▸ **TASK REQUIREMENTS**
Every line of the material is to be quoted verbatim, minus the pictures.

☆ ☆ ☆

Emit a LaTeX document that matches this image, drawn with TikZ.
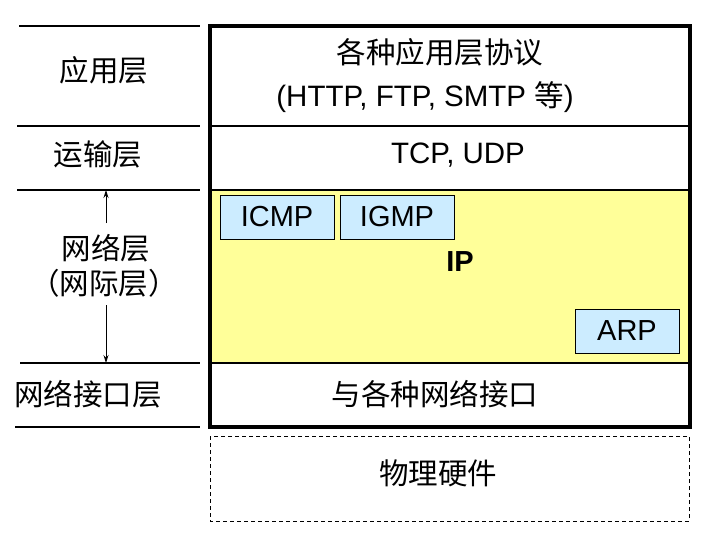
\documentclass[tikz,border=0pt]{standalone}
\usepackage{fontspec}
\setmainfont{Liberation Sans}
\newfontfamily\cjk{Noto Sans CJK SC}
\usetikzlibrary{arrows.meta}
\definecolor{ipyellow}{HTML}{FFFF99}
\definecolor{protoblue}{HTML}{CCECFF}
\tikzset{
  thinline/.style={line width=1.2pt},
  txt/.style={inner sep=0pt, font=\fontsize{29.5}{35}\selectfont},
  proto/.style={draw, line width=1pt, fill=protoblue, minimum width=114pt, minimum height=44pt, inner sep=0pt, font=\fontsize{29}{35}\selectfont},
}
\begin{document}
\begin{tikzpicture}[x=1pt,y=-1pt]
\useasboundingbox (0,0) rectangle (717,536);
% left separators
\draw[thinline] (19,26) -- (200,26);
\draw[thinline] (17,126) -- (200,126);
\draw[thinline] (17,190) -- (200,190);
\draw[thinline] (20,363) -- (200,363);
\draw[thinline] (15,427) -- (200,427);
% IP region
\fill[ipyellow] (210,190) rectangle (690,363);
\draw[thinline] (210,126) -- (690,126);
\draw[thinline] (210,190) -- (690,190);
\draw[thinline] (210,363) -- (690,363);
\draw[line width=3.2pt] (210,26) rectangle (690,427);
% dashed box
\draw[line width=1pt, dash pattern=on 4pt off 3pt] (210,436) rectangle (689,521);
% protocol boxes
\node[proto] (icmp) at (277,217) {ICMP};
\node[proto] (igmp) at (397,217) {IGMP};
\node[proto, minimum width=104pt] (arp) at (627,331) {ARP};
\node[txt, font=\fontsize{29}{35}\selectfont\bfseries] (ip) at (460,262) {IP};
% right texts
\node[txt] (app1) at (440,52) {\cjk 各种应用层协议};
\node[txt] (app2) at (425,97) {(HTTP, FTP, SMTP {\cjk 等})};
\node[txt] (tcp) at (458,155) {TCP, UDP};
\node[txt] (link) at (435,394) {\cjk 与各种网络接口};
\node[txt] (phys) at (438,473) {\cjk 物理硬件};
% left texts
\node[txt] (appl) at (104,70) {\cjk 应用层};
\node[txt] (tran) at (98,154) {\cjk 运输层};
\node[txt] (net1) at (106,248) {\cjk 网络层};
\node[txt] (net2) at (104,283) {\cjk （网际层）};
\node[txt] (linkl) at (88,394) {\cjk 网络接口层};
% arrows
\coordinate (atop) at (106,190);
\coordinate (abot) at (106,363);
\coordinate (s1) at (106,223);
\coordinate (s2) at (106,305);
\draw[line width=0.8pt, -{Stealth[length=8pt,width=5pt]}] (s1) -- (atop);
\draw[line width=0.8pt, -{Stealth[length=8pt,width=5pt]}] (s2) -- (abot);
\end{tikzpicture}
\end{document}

☆ ☆ ☆

▸ **PROBLEM SOLUTION**
Emit a LaTeX document that matches this image, drawn with TikZ.
\documentclass[tikz,border=0pt]{standalone}
\usepackage{fontspec}
\setmainfont{Liberation Sans}
\newfontfamily\cjk{Noto Sans CJK SC}
\usetikzlibrary{arrows.meta}
\definecolor{ipyellow}{HTML}{FFFF99}
\definecolor{protoblue}{HTML}{CCECFF}
\tikzset{
  thinline/.style={line width=1.2pt},
  txt/.style={inner sep=0pt, font=\fontsize{29.5}{35}\selectfont},
  proto/.style={draw, line width=1pt, fill=protoblue, minimum width=114pt, minimum height=44pt, inner sep=0pt, font=\fontsize{29}{35}\selectfont},
}
\begin{document}
\begin{tikzpicture}[x=1pt,y=-1pt]
\useasboundingbox (0,0) rectangle (717,536);
% left separators
\draw[thinline] (19,26) -- (200,26);
\draw[thinline] (17,126) -- (200,126);
\draw[thinline] (17,190) -- (200,190);
\draw[thinline] (20,363) -- (200,363);
\draw[thinline] (15,427) -- (200,427);
% IP region
\fill[ipyellow] (210,190) rectangle (690,363);
\draw[thinline] (210,126) -- (690,126);
\draw[thinline] (210,190) -- (690,190);
\draw[thinline] (210,363) -- (690,363);
\draw[line width=3.2pt] (210,26) rectangle (690,427);
% dashed box
\draw[line width=1pt, dash pattern=on 4pt off 3pt] (210,436) rectangle (689,521);
% protocol boxes
\node[proto] (icmp) at (277,217) {ICMP};
\node[proto] (igmp) at (397,217) {IGMP};
\node[proto, minimum width=104pt] (arp) at (627,331) {ARP};
\node[txt, font=\fontsize{29}{35}\selectfont\bfseries] (ip) at (460,262) {IP};
% right texts
\node[txt] (app1) at (440,52) {\cjk 各种应用层协议};
\node[txt] (app2) at (425,97) {(HTTP, FTP, SMTP {\cjk 等})};
\node[txt] (tcp) at (458,155) {TCP, UDP};
\node[txt] (link) at (435,394) {\cjk 与各种网络接口};
\node[txt] (phys) at (438,473) {\cjk 物理硬件};
% left texts
\node[txt] (appl) at (104,70) {\cjk 应用层};
\node[txt] (tran) at (98,154) {\cjk 运输层};
\node[txt] (net1) at (106,248) {\cjk 网络层};
\node[txt] (net2) at (104,283) {\cjk （网际层）};
\node[txt] (linkl) at (88,394) {\cjk 网络接口层};
% arrows
\coordinate (atop) at (106,190);
\coordinate (abot) at (106,363);
\coordinate (s1) at (106,223);
\coordinate (s2) at (106,305);
\draw[line width=0.8pt, -{Stealth[length=8pt,width=5pt]}] (s1) -- (atop);
\draw[line width=0.8pt, -{Stealth[length=8pt,width=5pt]}] (s2) -- (abot);
\end{tikzpicture}
\end{document}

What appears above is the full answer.